Modern methods of statistical and computational analysis offer solutions to dilemmas confronting researchers in physical science. Although the ideas behind modern statistical and computational analysis methods were originally introduced in the 1970’s, most scientists still rely on methods written during the early era of computing. These researchers, who analyze increasingly voluminous and multivariate data sets, need modern analysis methods to extract the best results from their studies.

The first section of this work showcases applications of modern linear regression. Since the 1960’s, many researchers in spectroscopy have used classical stepwise regression techniques to derive molecular constants. However, problems with thresholds of entry and exit for model variables plagues this analysis method. Other criticisms of this kind of stepwise procedure include its inefficient searching method, the order in which variables enter or leave the model and problems with overfitting data. We implement an information scoring technique that overcomes the assumptions inherent in the stepwise regression process to calculate molecular model parameters. We believe that this kind of information based model evaluation can be applied to more general analysis situations in physical science.

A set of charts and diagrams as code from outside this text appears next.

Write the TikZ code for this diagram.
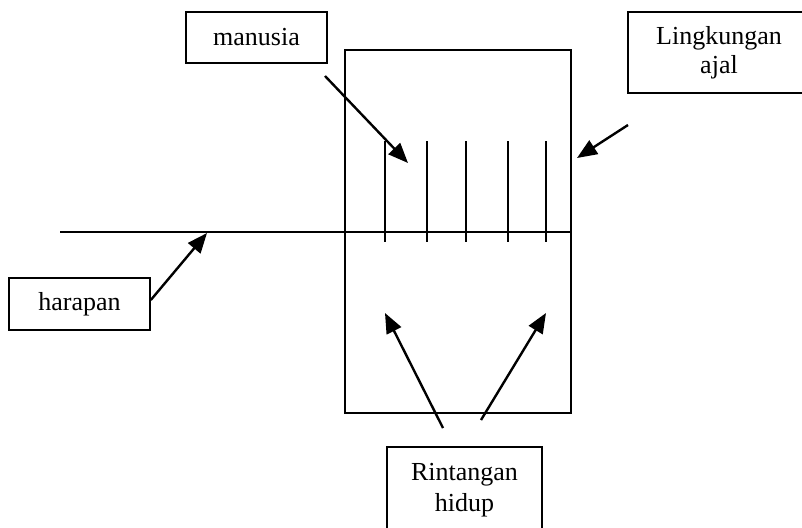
\documentclass[tikz,border=0pt]{standalone}
\usepackage{fontspec}
\setmainfont{Liberation Serif}
\usetikzlibrary{arrows.meta}
\begin{document}
\begin{tikzpicture}[x=1pt,y=-1pt,
  lbl/.style={draw,line width=1.6pt,inner sep=0pt,align=center,
    font=\fontsize{26}{29}\selectfont},
  ln/.style={line width=2.2pt},
  arr/.style={line width=2.4pt,-{Triangle[length=20pt,width=16pt]}},
]
\useasboundingbox (0,0) rectangle (802,527);
\clip (0,0) rectangle (802,527);

% label boxes
\node[lbl,minimum width=141pt,minimum height=51pt] (manusia) at (256.5,37.5) {\raisebox{-2pt}{manusia}};
\node[lbl,minimum width=141pt,minimum height=52pt] (harapan) at (79.5,304) {harapan};
\node[lbl,minimum width=182pt,minimum height=81pt] (ajal) at (719,52.5) {\raisebox{-2pt}{Lingkungan}\\\raisebox{-2pt}{ajal}};
\node[lbl,minimum width=155pt,minimum height=86pt] (rintangan) at (464.5,490) {Rintangan\\\raisebox{-2pt}{hidup}};

% the life frame
\node[draw,line width=2pt,inner sep=0pt,minimum width=226pt,minimum height=363pt] (frame) at (458,231.5) {};

% line of hope
\coordinate (hstart) at (60,232);
\draw[ln] (hstart) -- (hstart -| frame.east);

% people standing on the line
\foreach \i/\x in {1/385,2/427,3/466,4/508,5/546} {
  \coordinate (t\i) at (\x,141);
  \coordinate (b\i) at (\x,242);
  \draw[ln] (t\i) -- (b\i);
}

% pointers
\coordinate (m0) at (325,76);
\coordinate (m1) at (408,163);
\draw[arr] (m0) -- (m1);

\coordinate (h1) at (207,233);
\draw[arr] ([yshift=4pt]harapan.east) -- (h1);

\coordinate (a0) at (628,125);
\coordinate (a1) at (577,158);
\draw[arr] (a0) -- (a1);

\coordinate (r0) at (443,428);
\coordinate (r1) at (385,313);
\draw[arr] (r0) -- (r1);

\coordinate (s0) at (481,420);
\coordinate (s1) at (546,313);
\draw[arr] (s0) -- (s1);
\end{tikzpicture}
\end{document}
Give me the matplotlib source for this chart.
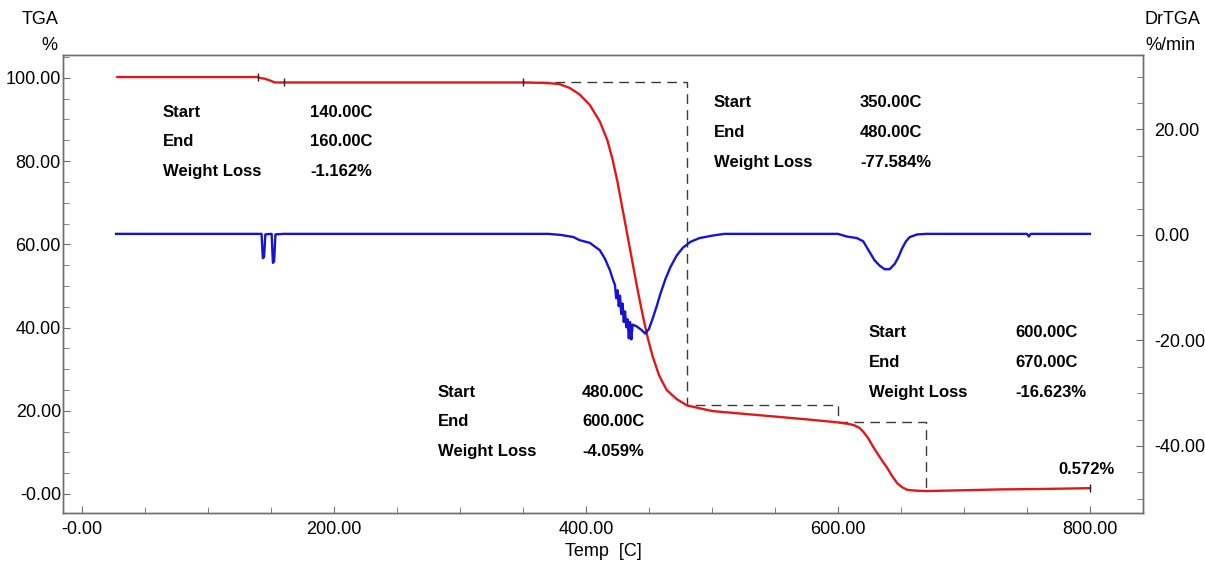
import numpy as np
import matplotlib
matplotlib.use("Agg")
import matplotlib.pyplot as plt
from matplotlib.ticker import MultipleLocator, FixedLocator, FixedFormatter

plt.rcParams['font.family'] = ['Liberation Sans', 'DejaVu Sans']

# ---------------- data ----------------
tga_temp = [28, 100, 139, 141, 145, 149, 153, 160, 200, 300, 350, 365, 372, 379, 387, 395,
            403, 411, 417, 421, 425, 429, 433, 437, 441, 445, 449, 453, 458, 464, 472, 480, 490,
            501, 520, 554, 580, 600, 609, 613, 617, 620, 624, 628, 632, 636, 639, 643, 647, 651, 655,
            662, 670, 700, 729, 760, 782, 800]
tga_val = [100.2, 100.2, 100.2, 100.0, 99.8, 99.4, 98.9, 98.9, 98.9, 98.9, 98.9, 98.8, 98.7, 98.5, 97.6, 96.0,
           93.5, 89.5, 85.0, 80.5, 75.0, 68.5, 62.0, 55.5, 49.0, 43.0, 37.5, 33.0, 28.5, 25.0, 22.8, 21.3, 20.6,
           19.9, 19.4, 18.5, 17.8, 17.2, 16.8, 16.5, 15.9, 15.0, 13.4, 11.3, 9.4, 7.6, 6.3, 4.3, 2.6, 1.6, 1.0,
           0.8, 0.7, 0.9, 1.1, 1.2, 1.3, 1.4]

dtg_temp = [27, 100, 142.5, 143.5, 144.5, 145.5, 150.5, 151.5, 152.5, 153.5, 160, 300,
            370, 380, 390, 395, 403, 411, 415, 419, 421, 423, 424, 425, 426, 427, 428,
            429, 430, 431, 432, 433, 434, 435, 436, 437, 440, 444, 447, 450, 453, 456,
            459, 463, 467, 472, 477, 483, 490, 501, 510, 600, 607, 615, 620, 625, 629, 633,
            637, 641, 645, 648, 651, 654, 657, 663, 670, 750, 751.5, 753, 800]
dtg_val = [0.2, 0.2, 0.2, -4.4, -4.2, 0.1, 0.2, -5.3, -5.0, 0.1, 0.2, 0.2,
           0.2, 0.0, -0.4, -1.0, -1.5, -2.9, -4.5, -6.7, -8.2, -9.5, -12.0, -10.5, -13.5, -11.5, -15.0,
           -13.0, -16.5, -14.5, -17.5, -16.0, -19.6, -16.5, -19.8, -17.0, -17.3, -18.0, -18.7, -17.8, -15.8, -13.6,
           -11.2, -8.4, -6.1, -3.9, -2.4, -1.3, -0.6, -0.1, 0.2, 0.2, -0.3, -0.6, -1.2, -3.2, -4.8, -5.8,
           -6.5, -6.5, -5.5, -4.2, -2.5, -1.2, -0.4, 0.1, 0.2, 0.2, -0.3, 0.2, 0.2]

step_temp = [350, 480, 480, 600, 600, 670, 670]
step_val = [98.9, 98.9, 21.3, 21.3, 17.3, 17.3, 0.7]

marker_temps = [140, 160, 350, 800]

blocks = [
    # (start, end, loss)
    ("140.00C", "160.00C", "-1.162%"),
    ("350.00C", "480.00C", "-77.584%"),
    ("600.00C", "670.00C", "-16.623%"),
    ("480.00C", "600.00C", "-4.059%"),
]
residue_label = "0.572%"

x_ticks = [0, 200, 400, 600, 800]
x_ticklabels = ["-0.00", "200.00", "400.00", "600.00", "800.00"]
yl_ticks = [0, 20, 40, 60, 80, 100]
yl_ticklabels = ["-0.00", "20.00", "40.00", "60.00", "80.00", "100.00"]
yr_ticks = [-40, -20, 0, 20]
yr_ticklabels = ["-40.00", "-20.00", "0.00", "20.00"]

# ---------------- figure ----------------
RED = "#e21818"
BLUE = "#1414d2"
FRAME = "#6e6e6e"

fig = plt.figure(figsize=(12.05, 5.61), dpi=100)
ax = fig.add_axes([63/1205, 1-513/561, (1143-63)/1205, (513-55)/561])
ax2 = ax.twinx()

ax.set_xlim(-15.1, 842.1)
ax.set_ylim(-4.57, 105.5)
ax2.set_ylim(-52.7, 34.1)

ax.plot(tga_temp, tga_val, color=RED, lw=1.7, zorder=3, solid_joinstyle='round')
ax.plot(step_temp, step_val, color="#3a3a3a", lw=1.0, linestyle=(0, (7, 4.5)), zorder=2)
ax.plot(marker_temps, np.interp(marker_temps, tga_temp, tga_val), linestyle="none",
        marker="|", markersize=6, color="#222222", mew=1.0, zorder=4)
ax2.plot(dtg_temp, dtg_val, color=BLUE, lw=1.7, solid_joinstyle='round')

for a in (ax, ax2):
    for s in a.spines.values():
        s.set_color(FRAME)
        s.set_linewidth(1.0)

ax.xaxis.set_major_locator(FixedLocator(x_ticks))
ax.xaxis.set_major_formatter(FixedFormatter(x_ticklabels))
ax.xaxis.set_minor_locator(MultipleLocator(50))
ax.yaxis.set_major_locator(FixedLocator(yl_ticks))
ax.yaxis.set_major_formatter(FixedFormatter(yl_ticklabels))
ax.yaxis.set_minor_locator(MultipleLocator(5))
ax2.yaxis.set_major_locator(FixedLocator(yr_ticks))
ax2.yaxis.set_major_formatter(FixedFormatter(yr_ticklabels))
ax2.yaxis.set_minor_locator(MultipleLocator(5))

ax.tick_params(axis='both', which='both', direction='in', color=FRAME, labelsize=13)
ax.tick_params(axis='both', which='major', length=5)
ax.tick_params(axis='both', which='minor', length=4)
ax.tick_params(axis='y', pad=1.5)
ax.tick_params(axis='x', pad=6)
ax2.tick_params(axis='y', which='both', direction='in', color=FRAME, labelsize=13, pad=8)
ax2.tick_params(axis='y', which='major', length=5)
ax2.tick_params(axis='y', which='minor', length=4)

ax.set_xlabel("Temp  [C]", fontsize=13, labelpad=3)

fig.text(40/1205, 1-20/561, "TGA", fontsize=13, ha='center', va='center')
fig.text(49/1205, 1-45/561, "%", fontsize=13, ha='center', va='center')
fig.text(1172/1205, 1-20/561, "DrTGA", fontsize=13, ha='center', va='center')
fig.text(1195/1205, 1-45/561, "%/min", fontsize=13, ha='right', va='center')

# annotation blocks (label column x, value column x, first row y) in left-axis data coords
layout = [(64, 181, 91.8), (501.6, 617.5, 94.0), (624.6, 741, 38.7), (282.5, 396.8, 24.5)]
for (start, end, loss), (xl, xv, y0) in zip(blocks, layout):
    rows = [("Start", start), ("End", end), ("Weight Loss", loss)]
    for i, (lab, val) in enumerate(rows):
        yy = y0 - i * 7.2
        ax.text(xl, yy, lab, fontsize=12, fontweight='bold', ha='left', va='center')
        ax.text(xv, yy, val, fontsize=12, fontweight='bold', ha='left', va='center')
ax.text(774.6, 5.8, residue_label, fontsize=12, fontweight='bold', ha='left', va='center')

fig.savefig("out.png", dpi=100)
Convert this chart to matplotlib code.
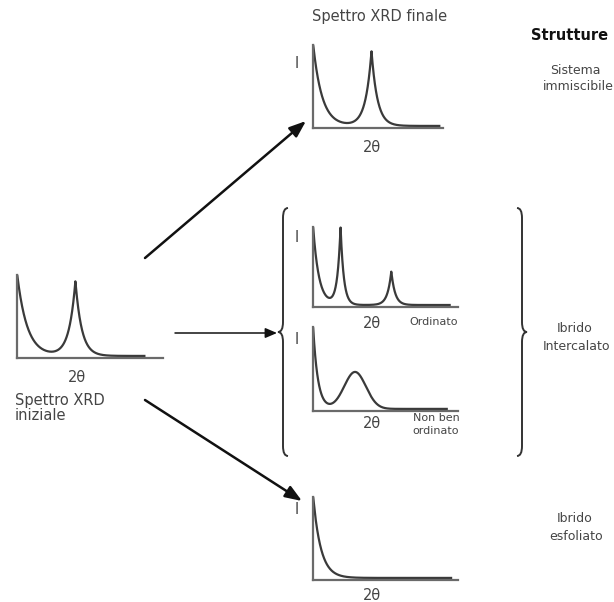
import numpy as np
import matplotlib.pyplot as plt
from matplotlib.path import Path
from matplotlib.patches import PathPatch

plt.rcParams['font.family'] = ['DejaVu Sans']

W, H = 614, 602

# schematic peaks: centre (fraction of 2θ axis), height (fraction of I axis), width
ini_pos, ini_h, ini_w = [0.0, 0.40], [1.0, 0.90], [0.068, 0.043]
fin_pos, fin_h, fin_w = [0.0, 0.45], [1.0, 0.90], [0.068, 0.045]
ord_pos, ord_h, ord_w = [0.0, 0.19, 0.54], [1.0, 0.97, 0.42], [0.04, 0.022, 0.026]
nbo_pos, nbo_h, nbo_w = [0.0, 0.29], [1.0, 0.44], [0.033, 0.075]
nbo_shape = ['exp', 'gau']
esf_pos, esf_h, esf_w = [0.0], [1.0], [0.053]

curve_col = '#3a3a3a'
axis_col = '#6a6a6a'
txt_col = '#454545'

fig = plt.figure(figsize=(W / 100, H / 100), dpi=100)
ax = fig.add_axes([0, 0, 1, 1])
ax.set_xlim(0, W)
ax.set_ylim(H, 0)
ax.axis('off')


def spectrum(x0, x1, ytop, ybot, pos, hts, wid, shapes=None, end=0.97, base=0.025):
    a = fig.add_axes([x0 / W, 1 - ybot / H, (x1 - x0) / W, (ybot - ytop) / H])
    a.patch.set_alpha(0)
    a.set_xlim(0, 1)
    a.set_ylim(0, 1)
    for s in ['top', 'right']:
        a.spines[s].set_visible(False)
    for s in ['left', 'bottom']:
        a.spines[s].set_color(axis_col)
        a.spines[s].set_linewidth(1.6)
    a.set_xticks([])
    a.set_yticks([])
    x = np.linspace(0, end, 800)
    y = np.full_like(x, base)
    shapes = shapes or ['exp'] * len(pos)
    for c, h, w, sh in zip(pos, hts, wid, shapes):
        if sh == 'exp':
            y += h * np.exp(-np.abs(x - c) / w)
        else:
            y += h * np.exp(-0.5 * ((x - c) / w) ** 2)
    y = np.minimum(y, 1.0)
    a.plot(x, y, color=curve_col, lw=1.6, clip_on=False, solid_capstyle='butt')
    return a


spectrum(17, 163, 275, 358, ini_pos, ini_h, ini_w, end=0.88)
spectrum(313, 443, 45, 128, fin_pos, fin_h, fin_w, end=0.98)
spectrum(313, 458, 227, 307, ord_pos, ord_h, ord_w, end=0.95)
spectrum(313, 458, 327, 411, nbo_pos, nbo_h, nbo_w, shapes=nbo_shape, end=0.93)
spectrum(313, 458, 497, 580, esf_pos, esf_h, esf_w, end=0.96)

# texts
fs = 10.5
ax.text(77, 377, '2θ', fontsize=fs, color=txt_col, ha='center', va='center')
ax.text(15, 400, 'Spettro XRD', fontsize=fs, color=txt_col, ha='left', va='center')
ax.text(15, 416, 'iniziale', fontsize=fs, color=txt_col, ha='left', va='center')

ax.text(380, 17, 'Spettro XRD finale', fontsize=fs, color=txt_col, ha='center', va='center')
for yy in [63, 237, 340, 510]:
    ax.text(297, yy, 'I', fontsize=fs, color=txt_col, ha='center', va='center')
for yy in [147, 323, 424, 596]:
    ax.text(372, yy, '2θ', fontsize=fs, color=txt_col, ha='center', va='center')

fs2 = 8
ax.text(434, 322, 'Ordinato', fontsize=fs2, color=txt_col, ha='center', va='center')
ax.text(436, 418, 'Non ben', fontsize=fs2, color=txt_col, ha='center', va='center')
ax.text(436, 431, 'ordinato', fontsize=fs2, color=txt_col, ha='center', va='center')

ax.text(570, 36, 'Strutture', fontsize=10.5, color='#111111', fontweight='bold',
        ha='center', va='center')
fs3 = 9
ax.text(575, 70, 'Sistema', fontsize=fs3, color=txt_col, ha='center', va='center')
ax.text(578, 86, 'immiscibile', fontsize=fs3, color=txt_col, ha='center', va='center')
ax.text(575, 329, 'Ibrido', fontsize=fs3, color=txt_col, ha='center', va='center')
ax.text(577, 346, 'Intercalato', fontsize=fs3, color=txt_col, ha='center', va='center')
ax.text(575, 519, 'Ibrido', fontsize=fs3, color=txt_col, ha='center', va='center')
ax.text(576, 537, 'esfoliato', fontsize=fs3, color=txt_col, ha='center', va='center')

# arrows
arr = dict(arrowstyle='-|>,head_length=1.0,head_width=0.38', color='#111111',
           lw=1.8, shrinkA=0, shrinkB=0)
ax.annotate('', xy=(306, 121), xytext=(145, 258), arrowprops=arr)
ax.annotate('', xy=(302, 501), xytext=(145, 400), arrowprops=arr)
arr2 = dict(arr, lw=1.1, arrowstyle='-|>,head_length=0.7,head_width=0.3')
ax.annotate('', xy=(277, 333), xytext=(175, 333), arrowprops=arr2)


def brace(x, y0, y1, d):
    ym = (y0 + y1) / 2
    verts = [(x + d, y0), (x, y0), (x, y0 + 10),
             (x, ym - 10),
             (x, ym), (x - d, ym),
             (x, ym), (x, ym + 10),
             (x, y1 - 10),
             (x, y1), (x + d, y1)]
    codes = [Path.MOVETO, Path.CURVE3, Path.CURVE3,
             Path.LINETO,
             Path.CURVE3, Path.CURVE3,
             Path.CURVE3, Path.CURVE3,
             Path.LINETO,
             Path.CURVE3, Path.CURVE3]
    ax.add_patch(PathPatch(Path(verts, codes), fill=False, color='#333333', lw=1.4))


brace(283, 208, 456, 5)
brace(522, 208, 456, -5)

fig.savefig('out.png', dpi=100)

The second section proposes new methods of multivariate cluster analysis. The K-means algorithm and the EM algorithm, introduced in the 1960’s and 1970’s respectively, formed the basis of multivariate cluster analysis methodology for many years. However, several shortcomings of these methods include strong dependence on initial seed values and inaccurate results when the data seriously depart from hypersphericity. We propose new cluster analysis methods based on genetic algorithms that overcomes the strong dependence on initial seed values. In addition, we propose a generalization of the Genetic K-means algorithm which can accurately identify clusters with complex hyperellipsoidal covariance structures. We then use this new algorithm in a genetic algorithm based Expectation-Maximization process that can accurately calculate parameters describing complex clusters in a mixture model routine. Using the accuracy of this GEM algorithm, we assign information scores to cluster calculations in order to best identify the number of mixture components in a multivariate data set. We will showcase how these algorithms can be used to process multivariate data from astronomical observations.